I cannot comment, but I would like to add that from docs:
finalizer(f, x)
f must not cause a task switch, which excludes most I/O operations such as println. Using the #async macro (to defer context switching to outside of the finalizer) or ccall to directly invoke IO functions in C may be helpful for debugging purposes.

Execute command block in primitive in NetLogo extension

I'm writing a primitive that takes in two agentsets and a command block. It needs to call a few functions, execute the command block in the current context, and then call another function. Here's what I have so far:
class WithContext(pushGraphContext: GraphContext => Unit, popGraphContext: api.World => GraphContext)
extends api.DefaultCommand {
override def getSyntax = commandSyntax(
Array(AgentsetType, AgentsetType, CommandBlockType))
def perform(args: Array[Argument], context: Context) {
val turtleSet = args(0).getAgentSet.requireTurtleSet
val linkSet = args(1).getAgentSet.requireLinkSet
val world = linkSet.world
val gc = new GraphContext(world, turtleSet, linkSet)
val extContext = context.asInstanceOf[ExtensionContext]
val nvmContext = extContext.nvmContext
pushGraphContext(gc)
// execute command block here
popGraphContext(world)
}
}
I looked at some examples that used nvmContext.runExclusively, but that looked like it's specifically for having a given agentset run the command block. I want the current agent (possibly the observer) to run it. Should I wrap nvm.agent in an agentset and pass that to nvmContext.runExclusively? If so, what's the easiest way to wrap an agent in agentset?

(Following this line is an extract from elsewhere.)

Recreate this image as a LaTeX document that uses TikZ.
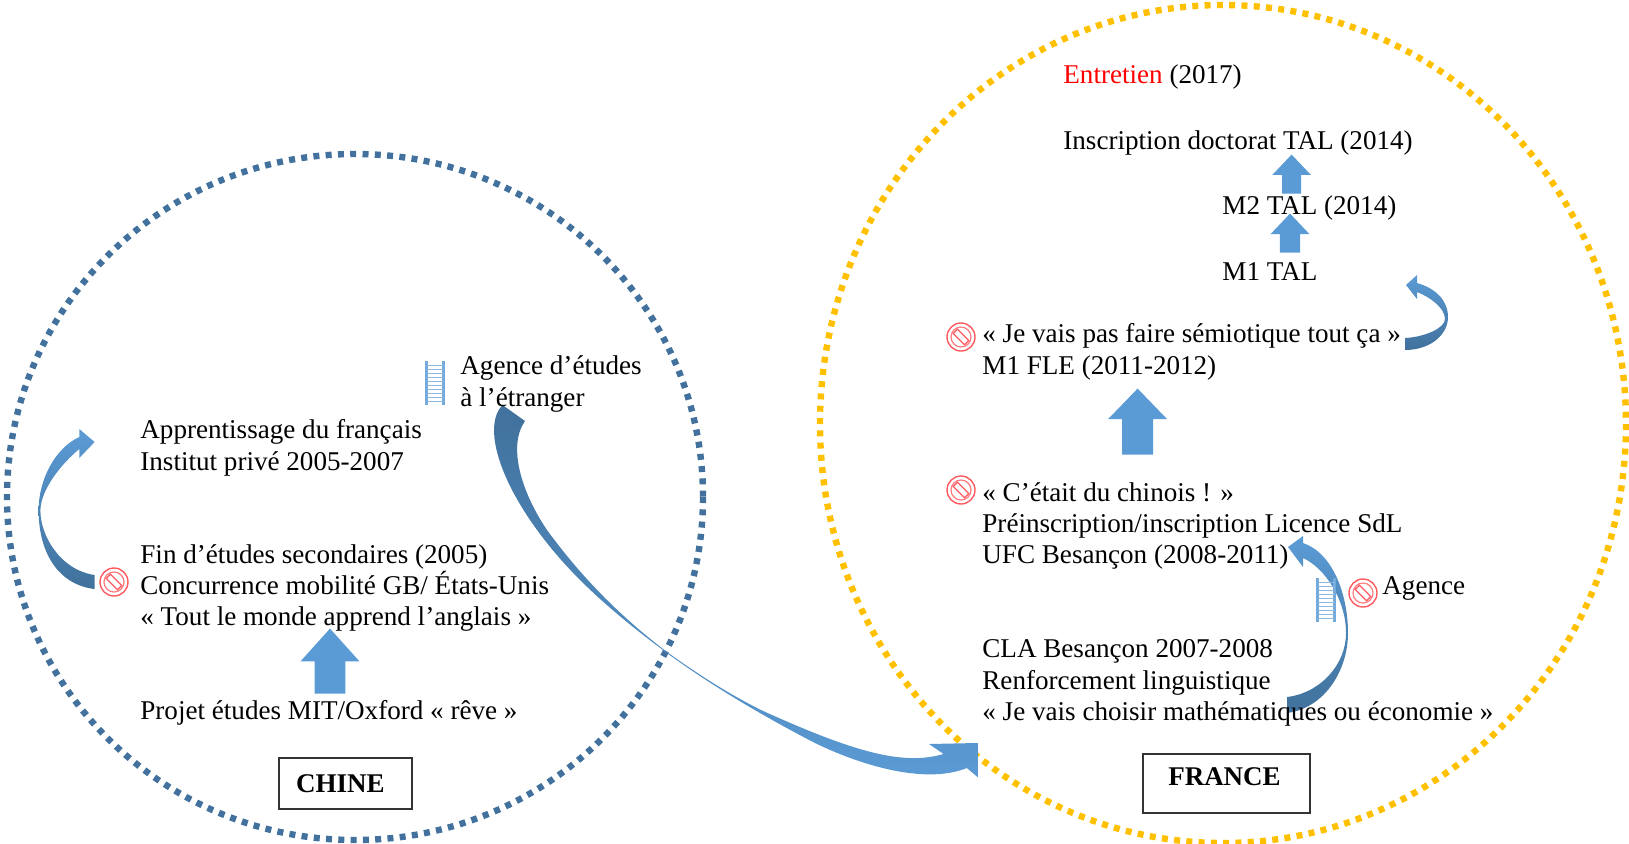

If not, what should I do?
Method #1
The quicker-but-arguably-dirtier method is to use runExclusiveJob, as demonstrated in (e.g.) the create-red-turtles command in https://github.com/NetLogo/Sample-Scala-Extension/blob/master/src/SampleScalaExtension.scala .
To wrap the current agent in an agentset, you can use agent.AgentSetBuilder. (You could also pass an Array[Agent] of length 1 to one of the ArrayAgentSet constructors, but I'd recommend AgentSetBuilder since it's less reliant on internal implementation details which are likely to change.)
Method #2
The disadvantage of method #1 is the slight constant overhead associated with creating and setting up the extra AgentSet, Job, and Context objects and directing execution through them.
Creating and running a separate job isn't actually how built-in commands like if and while work. Instead of making a new job, they remain in the current job and cause commands in a command block to run (or not run) by manipulating the instruction pointer (nvm.Context.ip) to jump into them or skip over them.
I believe an extension command could do the same. I'm not certain if it has been tried before, but I can't see any reason it wouldn't work.
Doing it this way would involve understanding more about NetLogo engine internals, as documented at https://github.com/NetLogo/NetLogo/wiki/Engine-architecture . You'd model your primitive after e.g. https://github.com/NetLogo/NetLogo/blob/5.0.x/src/main/org/nlogo/prim/etc/_if.java , including altering your implementation of nvm.CustomAssembled. (Note that prim._extern, which runs extension commands, delegates its assemble method to the wrapped command's own assemble method, so this should work.) In your assemble method, instead of calling done() at the end to terminate the job, you'd just allow execution to fall through.
I could try to construct an example that works this way, but it'd take me a couple hours; it's probably not worth me doing unless there's a real need.